Q13. Why does NumPy have huge popularity in the field of data science?
It has gained a lot of popularity in the data science community because it provides fast and efficient tools for working with large arrays and matrices of numerical data.
t uses optimized C and Fortran code behind the scenes to perform these operations, which makes them much faster than equivalent operations using Python’s built-in data structures.

NumPy provides a large number of functions for performing mathematical and statistical operations on arrays and matrices.
It allows you to work with large amounts of data efficiently. It provides tools for handling large datasets that would not fit in memory, such as functions for reading and writing data to disk and for loading only a portion of a dataset into memory at a time.
NumPy integrates well with other scientific computing libraries in Python, such as SciPy (Scientific Python) and pandas. This makes it easy to use NumPy with other libraries to perform more complex data science tasks.

Q14. Explain list comprehension and dict comprehension.
A. List comprehension and dict comprehension are both concise ways to create new lists or dictionaries from existing iterables.

# List comprehension for squares of even numbers
squares = [x**2 for x in range(10) if x % 2 == 0]
print(squares)
# Output: [0, 4, 16, 36, 64]
# Dictionary comprehension for squares of even numbers
squares_dict = {x: x**2 for x in range(10) if x % 2 == 0}
print(squares_dict)
# Output: {0: 0, 2: 4, 4: 16, 6: 36, 8: 64}

Q16. What is an ordered dictionary?
A. An ordered dictionary, also known as an OrderedDict, is a subclass of the built-in Python dictionary class that maintains the order of elements in which they were added

Q19. What is the use of the ‘assert’ keyword in python?
A. In Python, the assert statement is used to test a condition. If the condition is True, then the program continues to execute. If the condition is False, then the program raises an AssertionError exception.

The assert statement is often used to check the internal consistency of a program. For example, you might use an assert statement to check that a list is sorted before performing a binary search on the list.

It’s important to note that the assert statement is used for debugging purposes and is not intended to be used as a way to handle runtime errors.
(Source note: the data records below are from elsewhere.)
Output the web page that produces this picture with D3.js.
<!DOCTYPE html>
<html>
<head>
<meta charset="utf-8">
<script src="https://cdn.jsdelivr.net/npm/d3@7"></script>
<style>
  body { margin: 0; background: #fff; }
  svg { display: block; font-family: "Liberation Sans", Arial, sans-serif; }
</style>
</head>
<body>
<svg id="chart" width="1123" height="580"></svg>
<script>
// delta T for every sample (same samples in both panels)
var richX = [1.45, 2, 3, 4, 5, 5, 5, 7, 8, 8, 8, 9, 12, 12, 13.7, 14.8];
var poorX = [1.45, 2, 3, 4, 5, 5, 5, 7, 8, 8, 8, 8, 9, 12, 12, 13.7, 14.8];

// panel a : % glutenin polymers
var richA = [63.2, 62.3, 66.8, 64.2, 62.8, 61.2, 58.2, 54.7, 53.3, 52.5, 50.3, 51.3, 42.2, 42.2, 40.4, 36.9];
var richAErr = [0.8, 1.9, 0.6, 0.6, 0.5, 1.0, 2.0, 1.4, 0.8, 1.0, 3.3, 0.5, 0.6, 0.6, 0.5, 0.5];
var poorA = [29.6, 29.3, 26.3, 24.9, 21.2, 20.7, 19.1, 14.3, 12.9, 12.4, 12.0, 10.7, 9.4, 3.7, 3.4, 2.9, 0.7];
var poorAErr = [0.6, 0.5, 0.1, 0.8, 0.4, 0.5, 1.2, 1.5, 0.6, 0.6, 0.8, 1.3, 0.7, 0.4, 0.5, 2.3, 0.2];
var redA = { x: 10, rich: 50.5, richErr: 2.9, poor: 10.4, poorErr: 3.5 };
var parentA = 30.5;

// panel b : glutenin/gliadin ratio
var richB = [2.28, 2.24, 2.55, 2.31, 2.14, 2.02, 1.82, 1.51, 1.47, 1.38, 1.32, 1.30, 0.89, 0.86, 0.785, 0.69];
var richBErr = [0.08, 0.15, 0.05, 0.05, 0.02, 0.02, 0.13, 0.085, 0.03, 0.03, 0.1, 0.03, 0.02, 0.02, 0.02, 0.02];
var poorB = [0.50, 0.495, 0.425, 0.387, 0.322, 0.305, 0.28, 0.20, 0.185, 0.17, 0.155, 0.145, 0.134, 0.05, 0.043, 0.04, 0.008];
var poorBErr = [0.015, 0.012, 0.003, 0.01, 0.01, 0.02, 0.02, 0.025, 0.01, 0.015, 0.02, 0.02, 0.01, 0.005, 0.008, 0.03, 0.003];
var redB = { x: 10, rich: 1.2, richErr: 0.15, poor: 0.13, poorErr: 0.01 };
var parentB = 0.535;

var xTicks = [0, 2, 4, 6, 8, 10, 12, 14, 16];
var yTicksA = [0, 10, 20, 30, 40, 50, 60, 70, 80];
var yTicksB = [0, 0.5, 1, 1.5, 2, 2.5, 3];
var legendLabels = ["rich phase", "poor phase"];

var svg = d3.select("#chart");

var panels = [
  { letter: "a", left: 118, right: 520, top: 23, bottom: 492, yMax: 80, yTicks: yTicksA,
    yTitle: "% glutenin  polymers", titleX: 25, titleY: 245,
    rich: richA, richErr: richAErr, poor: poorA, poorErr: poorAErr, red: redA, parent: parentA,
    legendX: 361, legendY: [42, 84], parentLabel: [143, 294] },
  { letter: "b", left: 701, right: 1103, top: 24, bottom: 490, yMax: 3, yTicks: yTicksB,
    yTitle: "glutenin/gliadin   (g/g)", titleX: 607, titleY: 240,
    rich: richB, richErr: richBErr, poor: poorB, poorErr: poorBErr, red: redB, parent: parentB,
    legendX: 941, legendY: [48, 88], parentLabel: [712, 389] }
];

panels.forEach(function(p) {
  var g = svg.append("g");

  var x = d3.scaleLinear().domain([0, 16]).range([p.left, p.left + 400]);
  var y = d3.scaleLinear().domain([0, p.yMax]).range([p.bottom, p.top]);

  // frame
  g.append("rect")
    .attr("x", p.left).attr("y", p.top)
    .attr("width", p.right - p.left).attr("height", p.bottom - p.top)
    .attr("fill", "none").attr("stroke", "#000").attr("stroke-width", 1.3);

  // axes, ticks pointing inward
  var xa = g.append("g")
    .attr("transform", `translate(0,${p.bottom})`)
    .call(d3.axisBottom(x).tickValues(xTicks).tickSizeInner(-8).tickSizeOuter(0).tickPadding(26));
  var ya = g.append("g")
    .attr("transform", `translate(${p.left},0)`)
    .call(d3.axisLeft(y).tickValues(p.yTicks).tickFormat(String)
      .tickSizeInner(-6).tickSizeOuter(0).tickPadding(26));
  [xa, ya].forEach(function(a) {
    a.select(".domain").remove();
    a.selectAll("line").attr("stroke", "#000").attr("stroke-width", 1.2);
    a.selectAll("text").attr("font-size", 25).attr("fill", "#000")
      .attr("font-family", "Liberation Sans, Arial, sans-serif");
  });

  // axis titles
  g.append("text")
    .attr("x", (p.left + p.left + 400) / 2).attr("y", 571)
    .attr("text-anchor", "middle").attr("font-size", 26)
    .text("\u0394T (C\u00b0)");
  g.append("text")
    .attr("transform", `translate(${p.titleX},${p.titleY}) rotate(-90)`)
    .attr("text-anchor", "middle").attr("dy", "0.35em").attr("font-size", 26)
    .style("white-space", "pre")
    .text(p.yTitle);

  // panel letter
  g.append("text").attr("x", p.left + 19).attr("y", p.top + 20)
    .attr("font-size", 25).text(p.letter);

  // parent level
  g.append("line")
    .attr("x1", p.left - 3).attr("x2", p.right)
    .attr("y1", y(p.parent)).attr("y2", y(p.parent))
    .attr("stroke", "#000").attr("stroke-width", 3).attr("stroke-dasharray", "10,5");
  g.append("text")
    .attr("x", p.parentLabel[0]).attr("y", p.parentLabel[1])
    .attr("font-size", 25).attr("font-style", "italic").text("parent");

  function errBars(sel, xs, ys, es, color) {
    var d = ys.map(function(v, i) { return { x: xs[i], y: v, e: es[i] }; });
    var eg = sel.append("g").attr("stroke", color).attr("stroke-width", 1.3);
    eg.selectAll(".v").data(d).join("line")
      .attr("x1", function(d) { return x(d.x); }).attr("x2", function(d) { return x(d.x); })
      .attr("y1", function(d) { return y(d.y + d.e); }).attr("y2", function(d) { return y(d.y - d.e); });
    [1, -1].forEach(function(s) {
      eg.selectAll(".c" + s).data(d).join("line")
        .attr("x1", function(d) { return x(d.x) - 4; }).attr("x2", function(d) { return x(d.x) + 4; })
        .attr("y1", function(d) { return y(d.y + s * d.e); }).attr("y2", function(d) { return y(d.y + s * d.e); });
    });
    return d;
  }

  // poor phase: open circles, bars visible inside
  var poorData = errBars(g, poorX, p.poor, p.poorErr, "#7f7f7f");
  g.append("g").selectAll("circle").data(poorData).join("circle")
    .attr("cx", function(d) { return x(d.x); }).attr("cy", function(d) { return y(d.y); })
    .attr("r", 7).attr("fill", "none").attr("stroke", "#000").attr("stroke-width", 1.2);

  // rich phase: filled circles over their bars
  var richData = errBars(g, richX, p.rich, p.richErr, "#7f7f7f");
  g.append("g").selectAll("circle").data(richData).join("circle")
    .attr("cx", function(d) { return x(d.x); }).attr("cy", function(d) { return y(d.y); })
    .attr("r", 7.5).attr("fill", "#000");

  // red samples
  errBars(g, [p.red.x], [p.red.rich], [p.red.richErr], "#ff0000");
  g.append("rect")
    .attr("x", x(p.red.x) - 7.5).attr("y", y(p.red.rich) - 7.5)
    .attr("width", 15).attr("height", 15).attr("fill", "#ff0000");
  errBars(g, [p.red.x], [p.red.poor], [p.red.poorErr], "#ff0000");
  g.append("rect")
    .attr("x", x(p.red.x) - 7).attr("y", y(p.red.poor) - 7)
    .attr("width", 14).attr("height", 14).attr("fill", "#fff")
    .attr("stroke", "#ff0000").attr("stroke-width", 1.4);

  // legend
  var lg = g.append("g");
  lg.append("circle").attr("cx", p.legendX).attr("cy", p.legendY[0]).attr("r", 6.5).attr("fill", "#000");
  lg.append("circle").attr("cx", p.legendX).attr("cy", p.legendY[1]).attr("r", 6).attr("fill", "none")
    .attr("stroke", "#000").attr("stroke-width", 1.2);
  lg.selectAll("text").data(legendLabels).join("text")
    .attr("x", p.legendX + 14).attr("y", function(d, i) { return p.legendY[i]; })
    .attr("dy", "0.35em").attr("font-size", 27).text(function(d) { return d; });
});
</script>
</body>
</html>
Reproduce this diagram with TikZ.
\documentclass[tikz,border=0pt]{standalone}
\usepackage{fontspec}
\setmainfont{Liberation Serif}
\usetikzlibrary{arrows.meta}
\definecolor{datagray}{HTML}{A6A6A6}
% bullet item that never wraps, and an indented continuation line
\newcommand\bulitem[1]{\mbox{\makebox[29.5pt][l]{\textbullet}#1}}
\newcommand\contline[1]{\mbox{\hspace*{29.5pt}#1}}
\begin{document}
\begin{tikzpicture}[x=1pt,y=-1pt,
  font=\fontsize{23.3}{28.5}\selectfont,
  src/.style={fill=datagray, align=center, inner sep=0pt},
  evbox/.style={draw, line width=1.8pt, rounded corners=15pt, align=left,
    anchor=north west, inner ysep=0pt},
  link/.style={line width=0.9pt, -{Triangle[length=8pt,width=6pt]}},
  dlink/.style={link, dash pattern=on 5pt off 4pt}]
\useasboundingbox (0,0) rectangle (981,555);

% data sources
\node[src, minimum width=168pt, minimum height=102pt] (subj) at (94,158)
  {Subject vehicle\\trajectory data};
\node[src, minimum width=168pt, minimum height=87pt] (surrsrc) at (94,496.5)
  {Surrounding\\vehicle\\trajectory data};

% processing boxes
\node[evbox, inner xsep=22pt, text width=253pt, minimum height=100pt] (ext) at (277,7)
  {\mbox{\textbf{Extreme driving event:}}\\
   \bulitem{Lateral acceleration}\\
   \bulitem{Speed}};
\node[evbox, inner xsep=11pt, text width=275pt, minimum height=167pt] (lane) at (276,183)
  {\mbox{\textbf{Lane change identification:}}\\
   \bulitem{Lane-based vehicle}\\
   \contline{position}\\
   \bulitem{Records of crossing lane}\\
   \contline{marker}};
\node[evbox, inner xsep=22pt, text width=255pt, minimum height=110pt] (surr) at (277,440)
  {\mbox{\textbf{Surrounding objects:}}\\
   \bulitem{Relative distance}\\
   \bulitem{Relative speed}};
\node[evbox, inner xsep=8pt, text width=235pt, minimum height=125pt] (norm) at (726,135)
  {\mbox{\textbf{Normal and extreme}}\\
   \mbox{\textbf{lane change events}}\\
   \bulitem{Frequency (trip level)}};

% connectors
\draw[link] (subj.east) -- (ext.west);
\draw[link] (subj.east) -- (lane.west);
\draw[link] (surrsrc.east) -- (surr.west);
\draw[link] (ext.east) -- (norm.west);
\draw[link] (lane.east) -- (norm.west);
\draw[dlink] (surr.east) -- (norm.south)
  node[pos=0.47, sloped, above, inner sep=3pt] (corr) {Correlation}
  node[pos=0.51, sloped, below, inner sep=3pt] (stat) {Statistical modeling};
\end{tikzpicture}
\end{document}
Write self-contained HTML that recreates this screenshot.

In production code, you should use try and except blocks to handle exceptions that might be raised at runtime.

Q20. What are decorators in python?

# Example of a simple decorator
def my_decorator(func):
    def wrapper():
        print("Something is happening before the function is called.")
        func()  # Call the original function
        print("Something is happening after the function is called.")
    return wrapper

# Using the decorator
@my_decorator
def say_hello():
    print("Hello!")

# Calling the decorated function
say_hello()

Output

Something is happening before the function is called.
Hello!
Something is happening after the function is called.

Q21. How to perform univariate analysis for numerical and categorical variables?
A. Univariate analysis is a statistical technique used to analyze and describe the characteristics of a single variable
For numerical variables:

Calculate descriptive statistics such as the mean, median, mode, and standard deviation to summarize the distribution of the data.
Visualize the distribution of the data using plots such as histograms, boxplots, or density plots.
Check for outliers and anomalies in the data.
Check for normality in the data using statistical tests or visualizations such as a Q-Q plot.
For categorical variables.

Calculate the frequency or count of each category in the data.
Calculate the percentage or proportion of each category in the data.
Visualize the distribution of the data using plots such as bar plots or pie charts.
Check for imbalances or abnormalities in the distribution of the data.

What are the different ways in which we can find outliers in the data?
Outliers are data points that are significantly different from the majority of the data

Visual inspection: Outliers can often be identified by visually inspecting the data using plots such as histograms, scatterplots, or boxplots.
Z-score: The z-score of a data point is a measure of how many standard deviations it is from the mean. Data points with a z-score greater than a certain threshold (e.g., 3 or 4) can be considered outliers.